[sic] Magazine

Grimes – Visions

Following an increasingly impressive run of varied releases, Visions may well be the album to send Montréalaise babe Clare Boucher skywards if not stratospheric. And there are few finer platforms from which to perform such a launch than with 4AD who, after last year’s success with Gang Gang Dance , seem very much to be in the market for acts that sound like what The Cocteau Twins could have been producing if still recording today.

So to Visions , which if nothing else again proves Boucher to be one of the more interesting and certainly most prolific of those currently practising in cutting-edge pop. With little care for genre, “Circumambient” is, for example, half a radio-friendly ballad echoed out to infinity and half a simmering slice of minimal IDM all chopped, spliced and staggered into a precarious but striking blend. On the other hand, amid Boucher’s high-pitch self-backing vocal tricks, roboticised and Germanic repeats announce and frame the lurching industry of “Eight”.

More than earning the “outer-limits pop” classification that has recently been flung in Boucher’s direction, “Genesis” is full of warm synth progressions and an organic vocal drift that evokes Julianna Barwick ‘s similar adventures on The Magic Place . Here, as elsewhere, a straightforward beat adds backbone to otherwise ethereal proceedings that all combine into the sort of new age whimsy popular with those that dig interpretative dance – see “Symphonia IX (my wait is u)” for a lesser reprise, notable really in such company only for its harsh synthetic-snare cracks.

Not content there, “Oblivion” is in turn a Casio-driven, retro-futurist pop encounter beamed directly from the 80s into some contemporary sci-fi setting. That in doing so the chorus seems to obtain a double-take likeness with Tiffany ‘s stellar version of “I Think We’re Alone Now” is sure to incur someone’s wrath upon reading these words. Later, albeit with a much smaller budget, the crumpled beat and frosty keys of “Colour Of Moonlight (Antiochus)” even manage to recall the weirder elements of Björk ‘s Biophilia .

Belonging to a more subtle realm, “Skin” is perhaps most surprising of all however, as amid such Avant posturing and playful futurism Boucher’s gentle coherency, restrained keyboards/synths and super-charged falsetto seem Siren-like, tinged with both hopelessness and an inexorable sense of allure.
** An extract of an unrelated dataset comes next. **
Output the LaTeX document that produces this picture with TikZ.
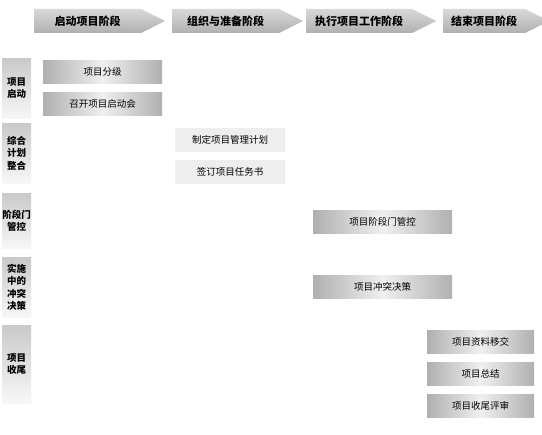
\documentclass[tikz,border=0pt]{standalone}
\usepackage{fontspec}
\setmainfont{Noto Sans CJK SC}
\usetikzlibrary{shapes.symbols}

\begin{document}
\begin{tikzpicture}[
  x=1pt, y=-1pt,
  phase/.style={shape=signal, signal to=east, signal pointer angle=53,
    anchor=west, minimum height=24pt, inner sep=0pt,
    top color=gray!30, bottom color=gray!62,
    font=\fontsize{11}{13}\selectfont\bfseries},
  side/.style={anchor=north west, minimum width=29pt, inner sep=0pt,
    align=center, top color=gray!42, bottom color=gray!6,
    font=\fontsize{9.5}{12.5}\selectfont\bfseries},
  task/.style={anchor=north west, minimum height=23pt, inner sep=0pt,
    left color=gray!62, right color=gray!62, middle color=gray!12,
    font=\fontsize{9.5}{11}\selectfont},
  plain/.style={task, fill=gray!13, left color=gray!13, right color=gray!13,
    middle color=gray!13}
]
\path[use as bounding box, fill=white] (0,0) rectangle (542,435);

% phases
\node[phase, minimum width=131pt] (p1) at (34,21) {启动项目阶段};
\node[phase, minimum width=131pt] (p2) at (172,21) {组织与准备阶段};
\node[phase, minimum width=130pt] (p3) at (306,21) {执行项目工作阶段};
\node[phase, minimum width=106pt] (p4) at (443,21) {结束项目阶段};

% rows
\node[side, minimum height=60pt] (r1) at (2,58) {项目\\启动};
\node[side, minimum height=60pt] (r2) at (2,123) {综合\\计划\\整合};
\node[side, minimum height=55pt] (r3) at (2,193) {阶段门\\管控};
\node[side, minimum height=60pt] (r4) at (2,257) {实施\\中的\\冲突\\决策};
\node[side, minimum height=78pt] (r5) at (2,325) {项目\\收尾};

% tasks
\node[task, minimum width=119pt] (fenji) at (43,60) {项目分级};
\node[task, minimum width=119pt] (qidonghui) at (43,92) {召开项目启动会};
\node[plain, minimum width=110pt] (jihua) at (175,128) {制定项目管理计划};
\node[plain, minimum width=110pt] (renwu) at (175,160) {签订项目任务书};
\node[task, minimum width=139pt] (guankong) at (313,210) {项目阶段门管控};
\node[task, minimum width=139pt] (juece) at (313,275) {项目冲突决策};
\node[task, minimum width=107pt] (yijiao) at (427,330) {项目资料移交};
\node[task, minimum width=107pt] (zongjie) at (427,362) {项目总结};
\node[task, minimum width=107pt] (pingshen) at (427,394) {项目收尾评审};
\end{tikzpicture}
\end{document}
Everywhere you look, Visions is bursting with possibility and experimentation: be that with the trancelike “Be A Body”, Boucher’s looping skills and her sometimes chipmunk-esque mewing, or indeed the momentarily neo-classical “Nightmusic” during which Boucher this time affects a sanity-questioning and whispered rap on top of textural choral backing.

Though there may be nothing to quite rival the impact nor immediacy of Halfaxa ‘s stand-out “Sagrad прекрасный”, Visions only real fault is in its own pluralisation; Boucher is no longer simply writing songs, she’s transmuting a singular vision through her Grimes persona – and currently she can see light years further than almost anyone else.

Advised downloads: “Skin” and “Oblivion”.